Exercise prompt:
Sift the material for lines containing "this", and return them.

Provided material:
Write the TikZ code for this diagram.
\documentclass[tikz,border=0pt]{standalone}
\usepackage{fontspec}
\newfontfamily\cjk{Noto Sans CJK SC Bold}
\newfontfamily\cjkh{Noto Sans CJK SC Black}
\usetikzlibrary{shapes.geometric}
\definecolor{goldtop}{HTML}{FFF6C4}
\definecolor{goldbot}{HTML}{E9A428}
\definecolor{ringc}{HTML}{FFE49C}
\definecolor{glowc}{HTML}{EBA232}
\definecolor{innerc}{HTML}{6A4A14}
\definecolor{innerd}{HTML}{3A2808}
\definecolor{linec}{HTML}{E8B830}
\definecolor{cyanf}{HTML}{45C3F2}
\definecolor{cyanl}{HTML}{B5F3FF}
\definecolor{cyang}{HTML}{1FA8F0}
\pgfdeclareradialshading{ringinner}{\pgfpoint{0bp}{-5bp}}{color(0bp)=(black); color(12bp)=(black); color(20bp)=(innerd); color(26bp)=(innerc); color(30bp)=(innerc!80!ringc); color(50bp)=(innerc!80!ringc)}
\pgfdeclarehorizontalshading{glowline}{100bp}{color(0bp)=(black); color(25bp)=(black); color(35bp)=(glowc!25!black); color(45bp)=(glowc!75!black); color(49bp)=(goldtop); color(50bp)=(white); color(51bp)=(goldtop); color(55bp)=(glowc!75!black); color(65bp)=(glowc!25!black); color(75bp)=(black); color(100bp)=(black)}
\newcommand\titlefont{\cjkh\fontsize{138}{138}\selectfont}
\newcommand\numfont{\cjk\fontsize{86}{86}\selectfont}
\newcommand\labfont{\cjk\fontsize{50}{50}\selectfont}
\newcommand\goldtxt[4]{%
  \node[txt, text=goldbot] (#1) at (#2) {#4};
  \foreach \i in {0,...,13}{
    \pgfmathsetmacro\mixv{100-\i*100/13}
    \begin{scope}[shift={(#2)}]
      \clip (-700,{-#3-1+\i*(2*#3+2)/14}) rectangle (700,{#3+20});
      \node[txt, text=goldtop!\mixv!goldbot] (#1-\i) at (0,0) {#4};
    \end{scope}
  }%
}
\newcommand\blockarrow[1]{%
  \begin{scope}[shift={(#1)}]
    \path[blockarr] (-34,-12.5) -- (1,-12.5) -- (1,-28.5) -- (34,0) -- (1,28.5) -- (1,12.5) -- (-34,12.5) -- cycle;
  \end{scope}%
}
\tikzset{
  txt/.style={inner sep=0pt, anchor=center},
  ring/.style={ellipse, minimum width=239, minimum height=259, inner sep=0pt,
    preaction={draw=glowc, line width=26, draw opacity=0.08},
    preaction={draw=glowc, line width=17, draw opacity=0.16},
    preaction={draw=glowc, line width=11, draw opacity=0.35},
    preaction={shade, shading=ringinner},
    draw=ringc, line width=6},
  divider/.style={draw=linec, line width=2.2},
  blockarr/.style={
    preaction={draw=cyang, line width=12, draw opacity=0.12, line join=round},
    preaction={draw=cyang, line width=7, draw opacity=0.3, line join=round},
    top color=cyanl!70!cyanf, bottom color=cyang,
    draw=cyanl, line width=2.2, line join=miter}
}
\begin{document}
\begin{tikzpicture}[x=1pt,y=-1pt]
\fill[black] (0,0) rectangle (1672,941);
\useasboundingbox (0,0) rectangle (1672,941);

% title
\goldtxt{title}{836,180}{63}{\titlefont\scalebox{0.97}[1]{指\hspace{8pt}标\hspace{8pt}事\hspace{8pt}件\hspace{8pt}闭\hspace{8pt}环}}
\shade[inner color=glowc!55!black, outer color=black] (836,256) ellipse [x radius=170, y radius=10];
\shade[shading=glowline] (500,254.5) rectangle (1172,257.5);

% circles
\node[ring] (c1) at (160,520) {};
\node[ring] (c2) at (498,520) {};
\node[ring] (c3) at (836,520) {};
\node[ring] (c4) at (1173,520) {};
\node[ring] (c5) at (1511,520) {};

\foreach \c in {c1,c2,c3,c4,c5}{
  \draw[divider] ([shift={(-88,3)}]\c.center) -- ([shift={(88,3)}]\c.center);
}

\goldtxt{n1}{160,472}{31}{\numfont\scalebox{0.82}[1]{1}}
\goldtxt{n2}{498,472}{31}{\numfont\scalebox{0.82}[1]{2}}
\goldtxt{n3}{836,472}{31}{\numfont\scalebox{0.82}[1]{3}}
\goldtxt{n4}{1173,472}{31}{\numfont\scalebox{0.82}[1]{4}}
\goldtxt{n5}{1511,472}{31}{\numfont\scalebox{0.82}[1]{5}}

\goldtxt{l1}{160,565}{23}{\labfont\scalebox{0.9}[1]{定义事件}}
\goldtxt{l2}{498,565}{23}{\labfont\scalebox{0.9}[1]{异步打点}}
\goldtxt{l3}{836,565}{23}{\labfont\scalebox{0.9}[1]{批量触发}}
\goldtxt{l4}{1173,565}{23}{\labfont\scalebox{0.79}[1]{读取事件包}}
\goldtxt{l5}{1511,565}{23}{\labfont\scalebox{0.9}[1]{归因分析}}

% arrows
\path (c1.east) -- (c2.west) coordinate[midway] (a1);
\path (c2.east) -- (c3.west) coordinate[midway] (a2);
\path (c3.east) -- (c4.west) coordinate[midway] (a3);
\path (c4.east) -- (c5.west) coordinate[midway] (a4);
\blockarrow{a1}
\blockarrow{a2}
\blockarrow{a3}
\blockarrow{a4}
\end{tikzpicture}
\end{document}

* * *

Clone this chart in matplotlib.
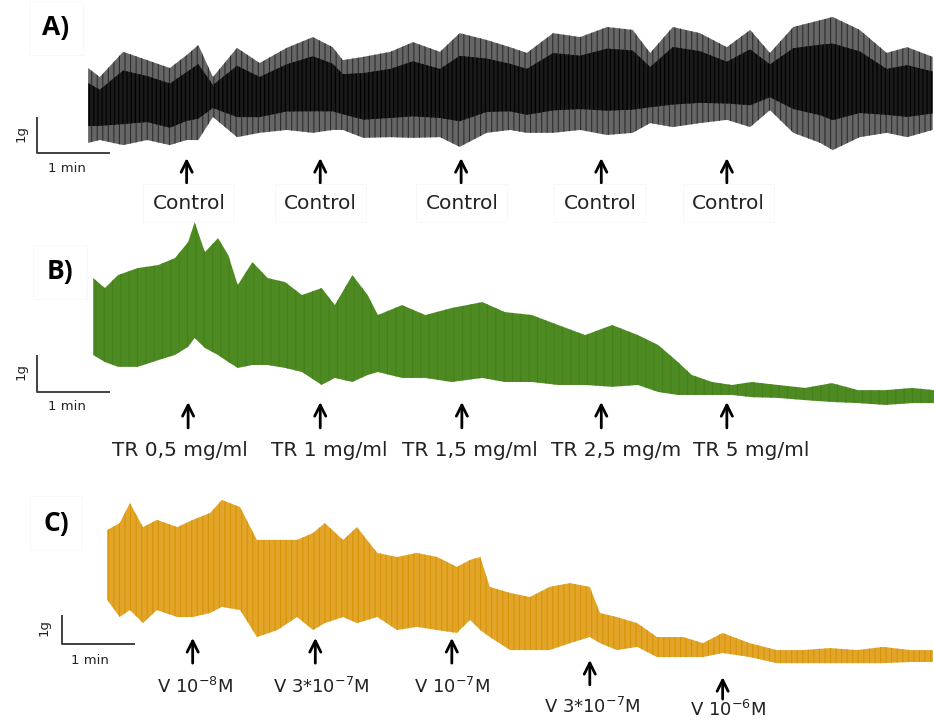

---

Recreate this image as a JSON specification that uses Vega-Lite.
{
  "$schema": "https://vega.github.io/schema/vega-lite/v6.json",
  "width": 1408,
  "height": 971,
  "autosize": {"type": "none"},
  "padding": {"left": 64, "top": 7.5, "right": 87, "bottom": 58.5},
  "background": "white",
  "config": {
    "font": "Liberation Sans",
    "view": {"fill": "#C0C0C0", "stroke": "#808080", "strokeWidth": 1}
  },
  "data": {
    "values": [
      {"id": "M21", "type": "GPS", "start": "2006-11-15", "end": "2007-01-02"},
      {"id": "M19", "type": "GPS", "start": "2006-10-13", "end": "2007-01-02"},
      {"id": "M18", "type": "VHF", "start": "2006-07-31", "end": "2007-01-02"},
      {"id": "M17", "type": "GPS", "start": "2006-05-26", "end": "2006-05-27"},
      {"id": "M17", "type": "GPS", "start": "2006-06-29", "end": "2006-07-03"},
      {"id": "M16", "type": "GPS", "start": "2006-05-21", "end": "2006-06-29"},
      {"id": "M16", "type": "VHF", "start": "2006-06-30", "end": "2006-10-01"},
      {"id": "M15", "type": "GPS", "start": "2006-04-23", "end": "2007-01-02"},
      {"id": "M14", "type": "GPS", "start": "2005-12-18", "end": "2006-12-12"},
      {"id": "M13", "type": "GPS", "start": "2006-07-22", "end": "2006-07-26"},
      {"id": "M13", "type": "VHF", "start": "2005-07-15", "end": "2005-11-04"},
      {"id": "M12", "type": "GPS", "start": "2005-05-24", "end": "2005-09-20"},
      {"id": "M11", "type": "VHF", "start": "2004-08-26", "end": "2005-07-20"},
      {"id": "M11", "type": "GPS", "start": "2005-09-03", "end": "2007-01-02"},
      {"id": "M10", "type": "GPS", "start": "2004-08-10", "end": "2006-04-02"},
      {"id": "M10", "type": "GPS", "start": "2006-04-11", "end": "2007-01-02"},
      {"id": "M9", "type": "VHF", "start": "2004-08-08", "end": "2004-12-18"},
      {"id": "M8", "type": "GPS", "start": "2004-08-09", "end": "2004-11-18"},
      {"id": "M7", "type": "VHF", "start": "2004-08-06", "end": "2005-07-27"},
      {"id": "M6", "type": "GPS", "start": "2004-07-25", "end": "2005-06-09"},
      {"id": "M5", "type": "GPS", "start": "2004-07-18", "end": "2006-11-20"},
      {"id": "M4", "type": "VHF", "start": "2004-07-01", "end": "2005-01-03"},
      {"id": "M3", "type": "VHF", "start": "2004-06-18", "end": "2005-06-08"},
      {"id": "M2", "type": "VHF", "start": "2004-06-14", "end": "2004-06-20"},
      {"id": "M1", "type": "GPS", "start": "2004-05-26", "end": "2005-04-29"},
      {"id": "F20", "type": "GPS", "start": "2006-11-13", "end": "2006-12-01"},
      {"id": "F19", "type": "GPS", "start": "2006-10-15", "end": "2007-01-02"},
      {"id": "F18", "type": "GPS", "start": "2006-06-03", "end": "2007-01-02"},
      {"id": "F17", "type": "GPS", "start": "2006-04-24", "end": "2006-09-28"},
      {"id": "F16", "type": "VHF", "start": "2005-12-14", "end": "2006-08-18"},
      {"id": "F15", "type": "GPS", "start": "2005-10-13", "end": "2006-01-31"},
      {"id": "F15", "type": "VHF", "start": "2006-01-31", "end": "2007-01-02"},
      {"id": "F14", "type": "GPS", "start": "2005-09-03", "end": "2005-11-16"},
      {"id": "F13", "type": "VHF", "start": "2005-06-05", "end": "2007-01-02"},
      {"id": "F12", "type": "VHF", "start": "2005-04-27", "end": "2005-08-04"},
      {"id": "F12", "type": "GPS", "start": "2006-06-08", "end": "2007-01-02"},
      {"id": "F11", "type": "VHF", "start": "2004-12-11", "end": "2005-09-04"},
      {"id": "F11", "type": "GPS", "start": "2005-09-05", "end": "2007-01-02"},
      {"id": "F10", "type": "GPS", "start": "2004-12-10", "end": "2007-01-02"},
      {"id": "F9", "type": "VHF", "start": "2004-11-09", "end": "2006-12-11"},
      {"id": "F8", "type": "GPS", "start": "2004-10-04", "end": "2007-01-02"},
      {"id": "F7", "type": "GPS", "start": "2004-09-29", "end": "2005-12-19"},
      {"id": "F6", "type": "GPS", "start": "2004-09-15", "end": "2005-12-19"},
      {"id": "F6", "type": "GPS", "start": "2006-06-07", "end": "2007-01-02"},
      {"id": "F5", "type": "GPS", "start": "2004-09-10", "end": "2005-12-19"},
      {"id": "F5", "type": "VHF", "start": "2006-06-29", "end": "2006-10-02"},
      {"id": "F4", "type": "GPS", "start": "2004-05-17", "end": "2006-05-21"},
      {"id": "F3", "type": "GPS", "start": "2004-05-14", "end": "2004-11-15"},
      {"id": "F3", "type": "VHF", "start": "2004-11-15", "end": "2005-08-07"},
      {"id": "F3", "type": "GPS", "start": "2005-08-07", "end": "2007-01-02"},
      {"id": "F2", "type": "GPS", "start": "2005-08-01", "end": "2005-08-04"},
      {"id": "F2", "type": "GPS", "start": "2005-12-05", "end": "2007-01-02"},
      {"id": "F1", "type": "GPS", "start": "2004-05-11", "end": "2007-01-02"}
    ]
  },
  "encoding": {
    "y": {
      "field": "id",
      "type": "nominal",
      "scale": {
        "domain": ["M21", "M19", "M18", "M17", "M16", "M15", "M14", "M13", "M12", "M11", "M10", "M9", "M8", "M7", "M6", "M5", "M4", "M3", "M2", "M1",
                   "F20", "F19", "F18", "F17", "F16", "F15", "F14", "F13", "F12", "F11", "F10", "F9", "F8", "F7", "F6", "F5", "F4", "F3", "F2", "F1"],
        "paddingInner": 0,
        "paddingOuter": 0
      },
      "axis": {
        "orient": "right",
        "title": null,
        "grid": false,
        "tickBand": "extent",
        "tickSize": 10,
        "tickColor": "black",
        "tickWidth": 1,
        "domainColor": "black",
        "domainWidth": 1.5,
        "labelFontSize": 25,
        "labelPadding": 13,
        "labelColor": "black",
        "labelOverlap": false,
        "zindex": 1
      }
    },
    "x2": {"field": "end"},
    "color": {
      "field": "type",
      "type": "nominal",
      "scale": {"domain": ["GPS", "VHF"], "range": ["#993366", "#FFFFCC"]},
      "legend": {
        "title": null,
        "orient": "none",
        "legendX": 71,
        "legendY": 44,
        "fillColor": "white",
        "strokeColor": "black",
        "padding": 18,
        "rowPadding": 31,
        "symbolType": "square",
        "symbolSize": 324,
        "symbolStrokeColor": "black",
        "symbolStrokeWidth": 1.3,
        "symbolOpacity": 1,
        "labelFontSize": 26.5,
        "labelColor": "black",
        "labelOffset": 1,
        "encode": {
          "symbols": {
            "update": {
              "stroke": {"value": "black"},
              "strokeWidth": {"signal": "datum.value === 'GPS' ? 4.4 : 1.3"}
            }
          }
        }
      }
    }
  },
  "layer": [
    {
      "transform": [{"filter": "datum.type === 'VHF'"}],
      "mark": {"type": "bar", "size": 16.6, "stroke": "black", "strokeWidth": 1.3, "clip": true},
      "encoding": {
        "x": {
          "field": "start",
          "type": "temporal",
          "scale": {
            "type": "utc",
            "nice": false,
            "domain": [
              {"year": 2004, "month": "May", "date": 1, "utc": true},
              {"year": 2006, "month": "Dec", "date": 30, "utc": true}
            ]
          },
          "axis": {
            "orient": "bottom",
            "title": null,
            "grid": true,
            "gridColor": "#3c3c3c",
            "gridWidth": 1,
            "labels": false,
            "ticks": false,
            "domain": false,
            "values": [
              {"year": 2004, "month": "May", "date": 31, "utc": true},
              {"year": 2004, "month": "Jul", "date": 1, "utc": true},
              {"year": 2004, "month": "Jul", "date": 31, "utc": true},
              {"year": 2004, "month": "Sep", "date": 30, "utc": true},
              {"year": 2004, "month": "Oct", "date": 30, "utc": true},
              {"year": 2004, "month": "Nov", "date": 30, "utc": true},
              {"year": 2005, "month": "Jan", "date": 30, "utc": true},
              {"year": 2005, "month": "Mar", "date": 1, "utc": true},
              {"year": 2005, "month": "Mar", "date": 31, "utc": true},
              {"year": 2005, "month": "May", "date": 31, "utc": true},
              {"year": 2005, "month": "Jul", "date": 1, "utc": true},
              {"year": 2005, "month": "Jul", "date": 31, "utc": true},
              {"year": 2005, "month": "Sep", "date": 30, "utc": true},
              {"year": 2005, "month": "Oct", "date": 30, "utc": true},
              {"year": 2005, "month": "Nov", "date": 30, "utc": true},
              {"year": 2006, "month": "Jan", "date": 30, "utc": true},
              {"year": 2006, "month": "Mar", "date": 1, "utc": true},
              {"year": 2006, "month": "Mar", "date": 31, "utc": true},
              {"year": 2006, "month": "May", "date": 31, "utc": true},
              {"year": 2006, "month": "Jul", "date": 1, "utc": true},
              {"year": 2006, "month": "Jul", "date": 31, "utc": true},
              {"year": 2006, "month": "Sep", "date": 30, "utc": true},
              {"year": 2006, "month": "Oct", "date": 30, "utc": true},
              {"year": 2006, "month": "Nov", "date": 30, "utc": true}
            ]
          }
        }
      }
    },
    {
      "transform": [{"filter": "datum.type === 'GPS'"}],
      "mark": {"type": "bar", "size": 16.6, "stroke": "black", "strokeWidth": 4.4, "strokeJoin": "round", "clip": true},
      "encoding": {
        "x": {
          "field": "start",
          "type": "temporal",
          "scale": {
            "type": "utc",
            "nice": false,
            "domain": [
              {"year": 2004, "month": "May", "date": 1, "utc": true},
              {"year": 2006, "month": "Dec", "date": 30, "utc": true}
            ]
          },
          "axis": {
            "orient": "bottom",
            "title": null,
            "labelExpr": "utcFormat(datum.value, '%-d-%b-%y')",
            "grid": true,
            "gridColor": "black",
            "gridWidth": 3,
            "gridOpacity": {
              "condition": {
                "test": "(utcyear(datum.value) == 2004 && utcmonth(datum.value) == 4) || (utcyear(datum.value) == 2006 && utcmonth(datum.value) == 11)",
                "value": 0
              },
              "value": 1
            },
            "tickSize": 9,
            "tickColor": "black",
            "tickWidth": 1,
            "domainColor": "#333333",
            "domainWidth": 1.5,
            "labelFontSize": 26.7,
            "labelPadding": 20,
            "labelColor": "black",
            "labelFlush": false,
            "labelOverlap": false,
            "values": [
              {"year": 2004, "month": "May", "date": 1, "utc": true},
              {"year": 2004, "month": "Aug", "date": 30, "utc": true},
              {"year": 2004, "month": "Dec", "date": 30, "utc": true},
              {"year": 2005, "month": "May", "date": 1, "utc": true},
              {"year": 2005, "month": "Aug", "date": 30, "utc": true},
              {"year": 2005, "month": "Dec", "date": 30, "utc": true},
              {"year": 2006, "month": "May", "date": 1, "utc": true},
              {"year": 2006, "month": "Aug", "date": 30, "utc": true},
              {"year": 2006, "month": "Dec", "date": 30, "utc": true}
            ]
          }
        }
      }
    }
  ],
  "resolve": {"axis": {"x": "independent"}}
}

Answer in full:
Write the TikZ code for this diagram.
Clone this chart in matplotlib.
Recreate this image as a JSON specification that uses Vega-Lite.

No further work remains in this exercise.